To Our Redeemer's Lutheran Church in Seattle for designating five parking spots to homeless families living out of vehicles.
Along with a place to park the car, families get access to church restrooms and outlets to charge cellphones.
We suspect these campers are also receiving emotional support and help with job and apartment leads.
But it won't solve the problem.
The city estimates there are about 500 homeless people living in their cars in Seattle. But it's a start.
If another 50 organizations followed suit, the problem would get a lot better.
To the Richland School District for making an unpopular call. Nobody was very happy that the police closed Carmichael hill during the best sledding day of the year. Well, that's not entirely true.
Perhaps the crew in the emergency room at Kadlec was. After all, it was their request that prompted the action.
We're sure when they had to airflight to Seattle one boy who hit the dugout, they weren't anxious to do that again.
But we appreciate the gesture. We also appreciate that the closure was temporary.
We also send our wishes for a full recovery to the injured.
Maybe there's a way to make that hill safer. Perhaps a service club is looking for a community project?
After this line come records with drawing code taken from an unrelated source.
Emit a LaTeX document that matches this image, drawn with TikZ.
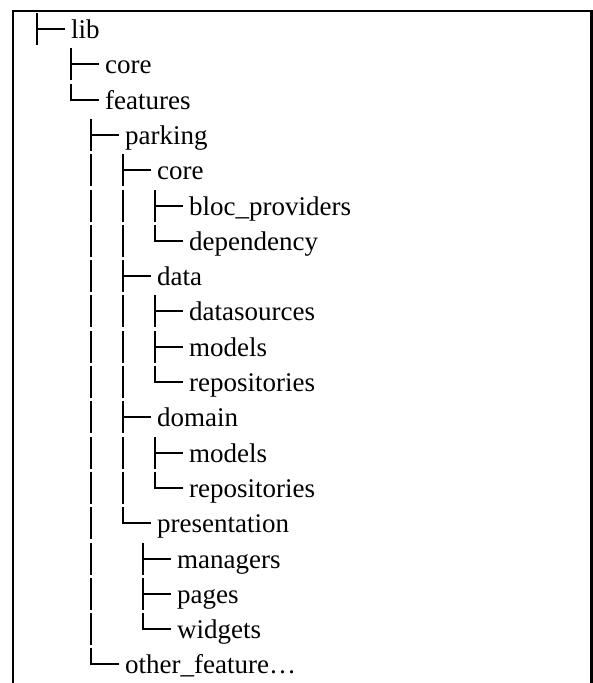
\documentclass[tikz,border=0pt]{standalone}
\usepackage{fontspec}
\setmainfont{Liberation Serif}
\tikzset{
  treeline/.style={line width=2.1pt, line cap=butt, line join=miter},
  framebox/.style={line width=2.4pt},
  lbl/.style={anchor=base west, inner sep=0pt, font=\fontsize{27}{30}\selectfont}
}
\begin{document}
\begin{tikzpicture}[x=1pt,y=-1pt]
\useasboundingbox (0,0) rectangle (593,683);
% frame (open at bottom)
\draw[framebox] (13,690) -- (13,11) -- (591.5,11) -- (591.5,690);
% labels
\foreach \i/\c/\t in {0/37/lib, 1/71/core, 2/71/features, 3/91/parking,
  4/123/core, 5/155/bloc\_providers, 6/155/dependency, 7/123/data,
  8/155/datasources, 9/155/models, 10/155/repositories, 11/123/domain,
  12/155/models, 13/155/repositories, 14/123/presentation,
  15/143/managers, 16/143/pages, 17/143/widgets, 18/91/other\_feature…}{
  \node[lbl] (r\i) at ({\c+34},{round(29+35.3*\i)+9}) {\t};
}
% tee glyphs
\foreach \i/\c in {0/37,1/71,3/91,4/123,5/155,7/123,8/155,9/155,11/123,12/155,15/143,16/143}{
  \pgfmathsetmacro\h{round(29+35.3*\i)}
  \draw[treeline] (\c,\h-16) -- (\c,\h+16)
                  (\c,\h) -- ({\c+28},\h);
}
% elbow glyphs
\foreach \i/\c in {2/71,6/155,10/155,13/155,14/123,17/143,18/91}{
  \pgfmathsetmacro\h{round(29+35.3*\i)}
  \draw[treeline] (\c,\h-16) -- (\c,\h) -- ({\c+28},\h);
}
% vertical bars
\foreach \i/\c in {4/91,5/91,6/91,7/91,8/91,9/91,10/91,11/91,12/91,13/91,14/91,15/91,16/91,17/91,
  5/123,6/123,8/123,9/123,10/123,12/123,13/123}{
  \pgfmathsetmacro\h{round(29+35.3*\i)}
  \draw[treeline] (\c,\h-16) -- (\c,\h+16);
}
\end{tikzpicture}
\end{document}
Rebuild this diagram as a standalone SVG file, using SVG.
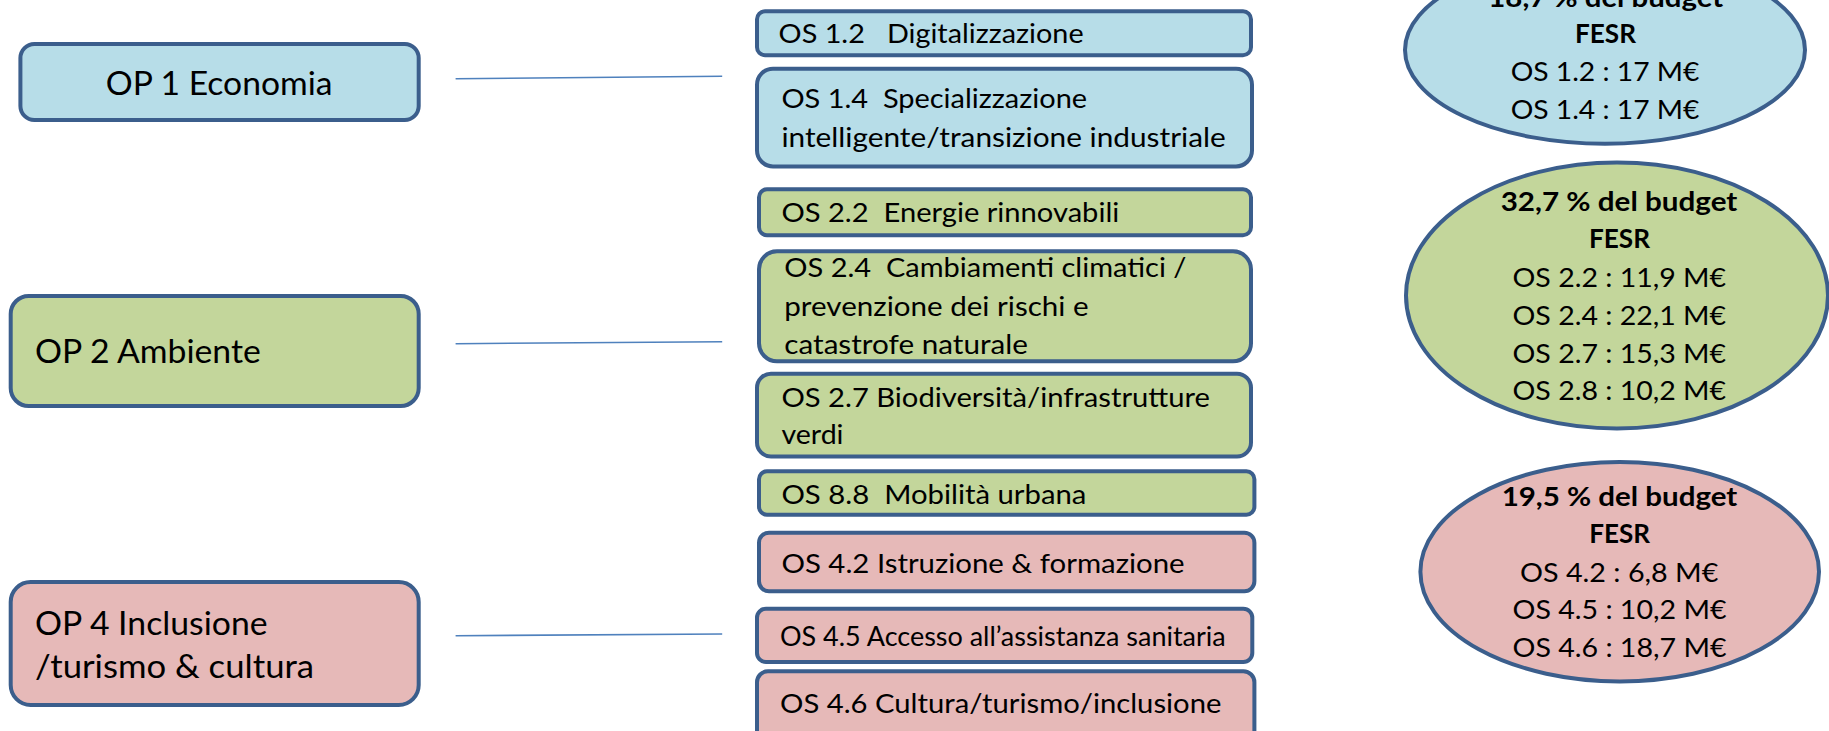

For the high school sports ejections.
One is too many. So 453 ejections from Washington high school players last school season is sobering.
Part of the increase could be the officiators' push to clean up their leagues. When the consequence is steeper, the behavior should improve.
But still, we are concerned that abusive language and violent conduct has become part of almost every game.
Playing sports is supposed to build character and hone skills. In theory, at least, people play sports to have fun.
The correction officers at Coyote Ridge want to have their uniforms purchased from a private company rather than made by the prisoners.
This is kind of like when your mom sews you a pair of pants instead of buying you Levis. In this case, it appears that Mom's handiwork is shoddy.
If the inmates are making the uniforms for the correction officers -- or anything for anyone -- to wear, they should be made to industry standards.
Pants that don't fit, buttons that pop off and seams that come undone are not acceptable articles of clothing.
Prisoners that are employed should be learning skills they can transfer to the outside world.
Usually people that produce subpar work aren't employed very long.